Hampton Sides gives an unparalleled portrait of King assassin James Earl Ray and the FBI hunt for him in Hellhound on His Trail.

Why do people want to see King's murder as something grander than the work of fugitive petty criminal James Earl Ray?

Some people think that it takes a grand conspiracy to bring down a great man. Also, King's entourage and family have perpetuated the idea. And the fact that J. Edgar Hoover's FBI tried so hard to smear and ruin King before the assassination certainly helped feed conspiracy theories. But in my estimation, Ray did it. He bought the gun [that shot King], the scope, and the ammo. He checked into that flophouse [from which King was shot] two hours before the assassination and left the scene one minute after the assassination. Ray admitted every one of those things, but then said that some other guy named Raoul pulled the trigger.

In your book you refer to Ray mainly by his aliases. Why?

At first people had no idea who committed the crime—they called him “the man in 5B”—so I wanted the book to feel like a mystery. I was also interested in how Ray inhabited his aliases. He started trying on new lifestyles and looks, wearing business suits and going to dancing school. When he became Ramon Sneyd, he got glasses and tried to look dignified and professorial.

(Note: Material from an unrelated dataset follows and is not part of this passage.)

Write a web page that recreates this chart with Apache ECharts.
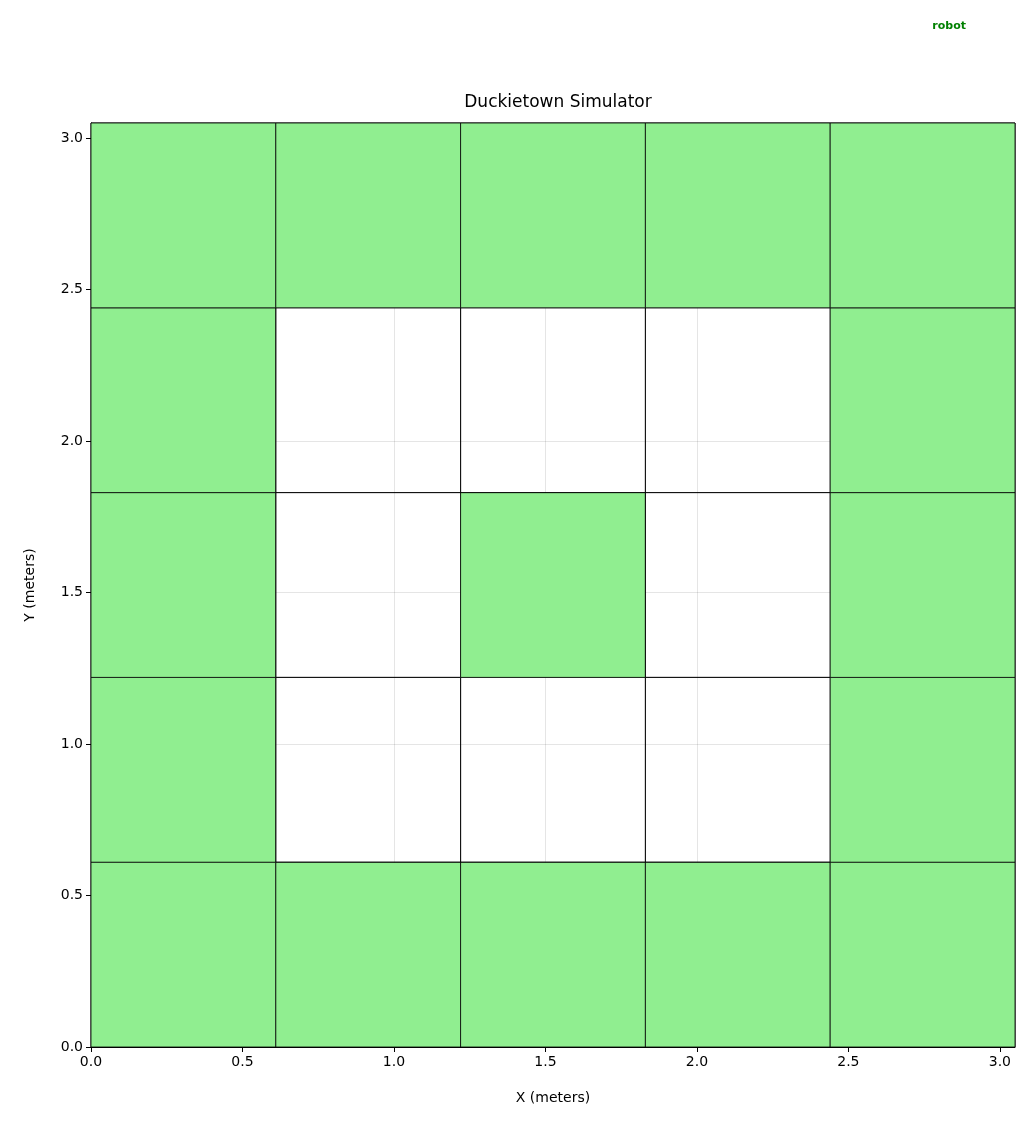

What kind of character lurked beneath those shifting personae?

Ray really did want to be somebody. In the lore of his pathologically dysfunctional family, he was supposed to be the smart one, the ambitious one. He thought he would be welcomed as a hero somewhere [for killing King]—maybe in [white supremacist] Rhodesia, maybe in Alabama. Ray was an evil man, but he was also struggling to figure out his place in the world: reading self-help books, undergoing hypnosis, going to shrinks. Maybe he could have gone clean but for that burning ambition and restlessness.

After stalking King themselves for so long, how did the FBI respond when King was shot?

Paradoxically, Hoover's well-known hatred of King made the FBI manhunt more intense. Perhaps the fear was that the bureau's eavesdropping and bugging and smearing [of King] would come out. You can see in Hoover's memos an almost desperate need to catch the assassin. So the same FBI agents who had been trying to ruin King were now trying to find his killer. I became fascinated by their old-fashioned, competent, gumshoe detective work, how the case builds slowly on the teeny little details of laundry tags and fibers and fingerprints and numbers on transistor radios. It was one of the FBI's finest hours.